In other news, we have officially moved into our new apartment. We are still sorting out some details and tying up loose ends but we will hopefully have everything done this week and I will post some pictures. Happy Friday!

7.12.2010

Good News All Around



We got the best news today!! Lacey's results from her surgery finally came back and her margins were clear and her nodes were benign. Thank you so much for all your love and support over the past few weeks, it has meant more than you know! Other than a few battle wounds (see below if you have a strong stomach) , she will just have to be monitored on a regular basis for the next few years.

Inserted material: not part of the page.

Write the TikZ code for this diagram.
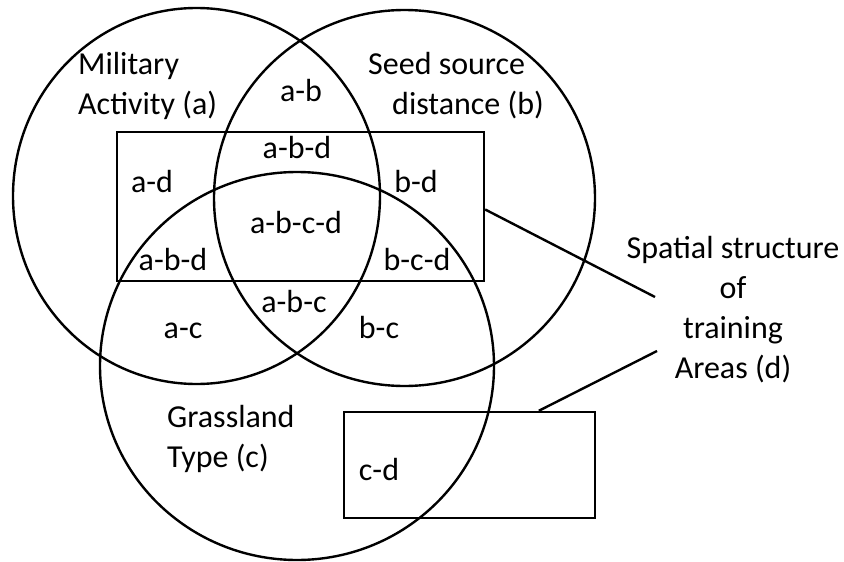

In other good news, Brody and I are finally moving out of our nasty newly-wed apartment! No more moldy shower, no more garbage disposal that breaks every other use, and no more massive potholes (seriously when it rained, ducks would swim in it...) I'm told that when Brody and I are old and looking back on life, we will miss our crappy little first apartment...we'll see. I have absolutely loved the past two years, but am so ready to leave this dump :)

Farewell Bristlecone (isn't it scary looking?)

Hello Preston Hollow!



7.01.2010

Real Life

There are moments in life that literally change everything.

What yesterday seemed like a major problem suddenly gets lost in the harsh clarity of real life.

More real than I am used to.

In an instant, what you have been stressing over for months becomes nothing more than shades of gray.

There are moments in life when you feel a cold, iron vice close around your heart, and you have to remind yourself how to breath.

in.
out.

There are moments in life when words like "stage", "treatment", and "options" catch in your throat and all you can think is why.

Why now? Why her? Why anyone? Why?

Moments when words carry more weight then your feeble soul can stand. When words leave a footprint on your heart.

in.
out.

There are moments that make you feel guilty for every selfish, shallow complaint that's ever passed your lips. Those trivial, insignificant moments of passing disappointment that you indulge yourself in complaining about because you've never had to deal with real devastation.

Real life.

Moments that make you claw at some form of explanation or justification.
Moments when the perfect bubble that was your life bursts. And every remaining droplet burns a tiny hole in your heart making each breath a conscious, rattling effort.

in.
out.

And there are moments in life that define character. And you get to see just how strong and beautiful you always knew she was. You get to see love, faith, hope, and courage.

So much courage.

You get to see the kind of person you've always looked up to. The kind of person you know you will never compare to. The last person to deserve it.

And all you can do is hope.

Hope for some fraction of her strength. Hope that the doctors are right.
And hope that real life doesn't get the best of you.



Monday, June 28 at 4:27 pm was one of those moments.

We found out that Lacey has skin cancer. It is a stage-1B melanoma in her leg. She has surgery next Wednesday to remove the tumor and surrounding skin and do further testing to see if it has spread to her lymph nodes. To hear the full story please read her blog here. It has been a rough week to say the least, but we are trying to stay positive. Lacey is truly amazing. She hasn't uttered a single complaint and has been so positive and uplifting.

Please keep her in your hearts and prayers.